Director: Rob Reiner
Cast: Christopher Guest, Michael McKean, Harry Shearer, Rob Reiner, June Chadwick, Tony Hendra, Bruno Kirby
Screenplay: Christopher Guest, Michael McKean, Harry Shearer, Rob Reiner
82 mins. Rated R.
So, technically Nigel Tufnel Day was November 11th, 2011, but I still celebrate it yearly. Don’t you?
Filmmaker Marty DiBergi (Rob Reiner, A Few Good Men, Shock and Awe) has been a fan of the legendary rock band Spinal Tap for many years, and when word of a new concert tour in preparation for their new album release, Smell the Glove, DiBergi had to be a part of it. Formed by childhood pals Nigel Tufnel (Christopher Guest, Waiting for Guffman, Night at the Museum: Battle of the Smithsonian) and David St. Hubbins (Michael McKean, Batman: The Dark Knight Returns Part 2, TV’s Better Call Saul), Spinal Tap quickly became whole with the additions of Derek Smalls (Harry Shearer, Father Figures, TV’s The Simpsons), Viv Savage, and Mick Shrimpton. Now, DiBergi is getting an inside look at one of the most outlandish and insane rock groups in music history.
This Is Spinal Tap is one of the earliest mockumentaries in history, and it’s also one of the absolute best. Director Rob Reiner put forth the effort to make the band look and feel as realistic as possible, to the point where viewers, and even rock stars (Ozzy Osborne, The Edge), thought the band was real. I thought it myself the first time I’d seen the film, and it took me most of the movie before I started to realize what was going on. Mockumentaries are a lot more common place today thanks to The Office, but back then, nobody really put it together.
Part of what makes the spoof so real is the careful attention to detail and taking real rock events, characters, and details, many of which are a part of legend, and turning them upside down. There are little in-jokes and parodies of many songs and events in the film, so much so that some musicians thought they were being personally called out and made fun of (Aerosmith thought some of the humor in the film was at their expense). The reason this film works is love for the music and the performers that make it.

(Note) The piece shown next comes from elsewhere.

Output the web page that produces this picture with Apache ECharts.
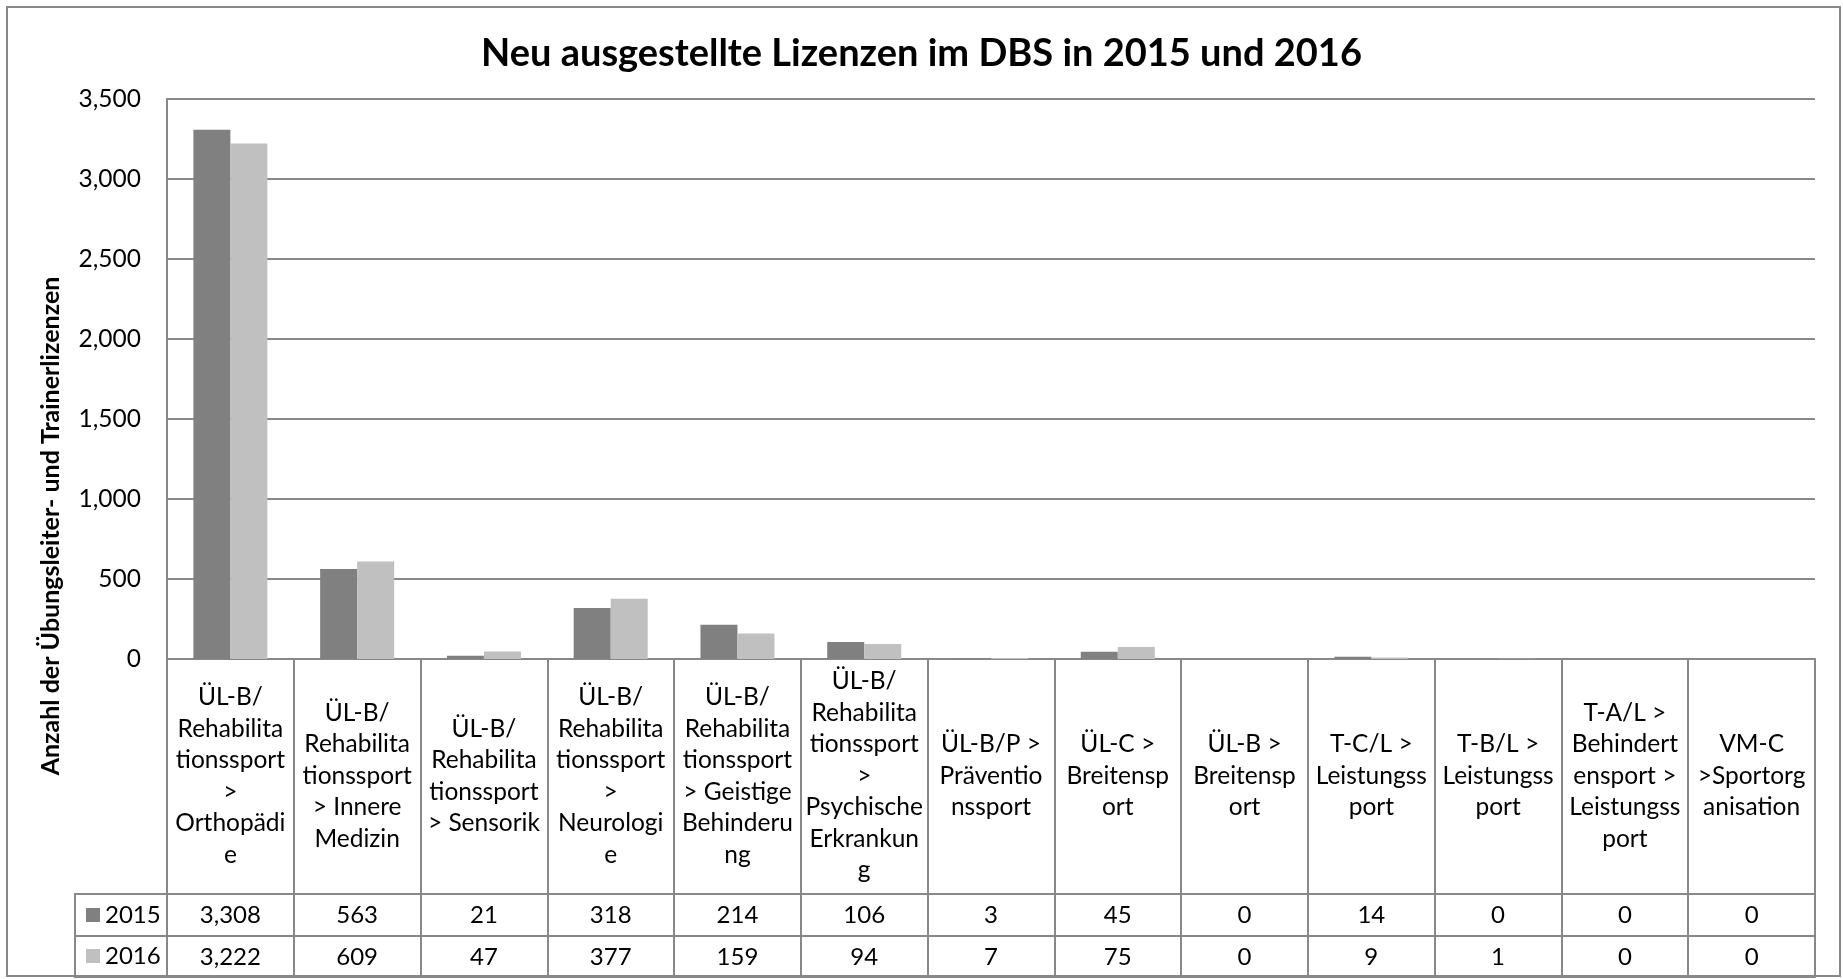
<!DOCTYPE html>
<html>
<head>
<meta charset="utf-8">
<script src="https://cdn.jsdelivr.net/npm/echarts@6/dist/echarts.min.js"></script>
<style>
  html, body { margin: 0; padding: 0; background: #fff; }
  #chart { width: 1843px; height: 979px; }
</style>
</head>
<body>
<div id="chart"></div>
<script>
// categories, wrapped the same way as in the original table header
const categories = [
  'ÜL-B/\nRehabilita\ntionssport\n>\nOrthopädi\ne',
  'ÜL-B/\nRehabilita\ntionssport\n> Innere\nMedizin',
  'ÜL-B/\nRehabilita\ntionssport\n> Sensorik',
  'ÜL-B/\nRehabilita\ntionssport\n>\nNeurologi\ne',
  'ÜL-B/\nRehabilita\ntionssport\n> Geistige\nBehinderu\nng',
  'ÜL-B/\nRehabilita\ntionssport\n>\nPsychische\nErkrankun\ng',
  'ÜL-B/P >\nPräventio\nnssport',
  'ÜL-C >\nBreitensp\nort',
  'ÜL-B >\nBreitensp\nort',
  'T-C/L >\nLeistungss\nport',
  'T-B/L >\nLeistungss\nport',
  'T-A/L >\nBehindert\nensport >\nLeistungss\nport',
  'VM-C\n>Sportorg\nanisation'
];
const years = ['2015', '2016'];
const values2015 = [3308, 563, 21, 318, 214, 106, 3, 45, 0, 14, 0, 0, 0];
const values2016 = [3222, 609, 47, 377, 159, 94, 7, 75, 0, 9, 1, 0, 0];
const yMax = 3500;
const yStep = 500;

const FONT = 'Lato, "Open Sans", sans-serif';
const LINE = '#888888';
const fmt = v => v.toLocaleString('en-US');

const chart = echarts.init(document.getElementById('chart'));

// row axes of the data table below the plot
function tableRow(offset, values) {
  return {
    type: 'category',
    gridIndex: 0,
    position: 'bottom',
    offset: offset,
    data: categories,
    axisLine: { show: true, lineStyle: { color: LINE, width: 2 } },
    axisTick: { show: false },
    axisLabel: {
      show: !!values,
      interval: 0,
      margin: 21,
      verticalAlign: 'middle',
      fontFamily: FONT,
      fontSize: 24,
      color: '#000',
      formatter: (v, i) => values ? fmt(values[i]) : ''
    }
  };
}

const option = {
  backgroundColor: '#fff',
  animation: false,
  title: {
    text: 'Neu ausgestellte Lizenzen im DBS in 2015 und 2016',
    left: 'center',
    top: 30,
    textStyle: { fontFamily: FONT, fontWeight: 'bold', fontSize: 38, color: '#000' }
  },
  legend: {
    data: years,
    orient: 'vertical',
    left: 86,
    top: 901,
    padding: 0,
    icon: 'rect',
    itemWidth: 14,
    itemHeight: 14,
    itemGap: 13,
    selectedMode: false,
    textStyle: { fontFamily: FONT, fontSize: 24, color: '#000', lineHeight: 28 }
  },
  grid: { left: 167, right: 28, top: 99, height: 560 },
  xAxis: [
    {
      type: 'category',
      data: categories,
      axisLine: { lineStyle: { color: LINE, width: 2 } },
      axisTick: { show: true, interval: 0, length: 318, lineStyle: { color: LINE, width: 2 } },
      axisLabel: {
        interval: 0,
        margin: 117,
        verticalAlign: 'middle',
        align: 'center',
        lineHeight: 31.5,
        fontFamily: FONT,
        fontSize: 24.5,
        color: '#000'
      }
    },
    tableRow(235, values2015),
    tableRow(277, values2016),
    tableRow(318, null)
  ],
  yAxis: {
    type: 'value',
    min: 0,
    max: yMax,
    interval: yStep,
    axisLine: { show: true, lineStyle: { color: LINE, width: 2 } },
    axisTick: { show: false },
    splitLine: { lineStyle: { color: LINE, width: 2 } },
    axisLabel: {
      margin: 26,
      fontFamily: FONT,
      fontSize: 24.5,
      color: '#000',
      formatter: v => fmt(v)
    }
  },
  series: [
    {
      name: years[0],
      type: 'bar',
      data: values2015,
      itemStyle: { color: '#808080' },
      barGap: '0%',
      barCategoryGap: '41.6%'
    },
    {
      name: years[1],
      type: 'bar',
      data: values2016,
      itemStyle: { color: '#c0c0c0' },
      barGap: '0%',
      barCategoryGap: '41.6%'
    }
  ],
  graphic: [
    {
      type: 'rect',
      shape: { x: 7, y: 7, width: 1833, height: 969 },
      style: { fill: null, stroke: LINE, lineWidth: 2 },
      silent: true
    },
    {
      type: 'rect',
      shape: { x: 75, y: 894, width: 92, height: 83 },
      style: { fill: null, stroke: LINE, lineWidth: 2 },
      silent: true
    },
    {
      type: 'line',
      shape: { x1: 75, y1: 936, x2: 167, y2: 936 },
      style: { stroke: LINE, lineWidth: 2 },
      silent: true
    },
    {
      type: 'text',
      x: 51,
      y: 526,
      rotation: Math.PI / 2,
      style: {
        text: 'Anzahl der Übungsleiter- und Trainerlizenzen',
        font: 'bold 25px ' + FONT,
        fill: '#000',
        align: 'center',
        verticalAlign: 'middle'
      },
      silent: true
    }
  ]
};

chart.setOption(option);
</script>
</body>
</html>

The best running gag in the film is the replacement of drummers, something many bands have gone through (and something writer J.K. Rowling would use in her Harry Potter novels by constantly replacing the Defense Against the Dark Arts teacher, a nod to Spinal Tap).
This is Spinal Tap is a classic of its era and also an endlessly re-watchable experience. I myself pop it in on a yearly basis. It’s quotable, laugh-out-loud funny, and a beautiful ode to the rock stars who have influenced, inspired, and above all, entertained fans for decades. It deserves a grade all of its own.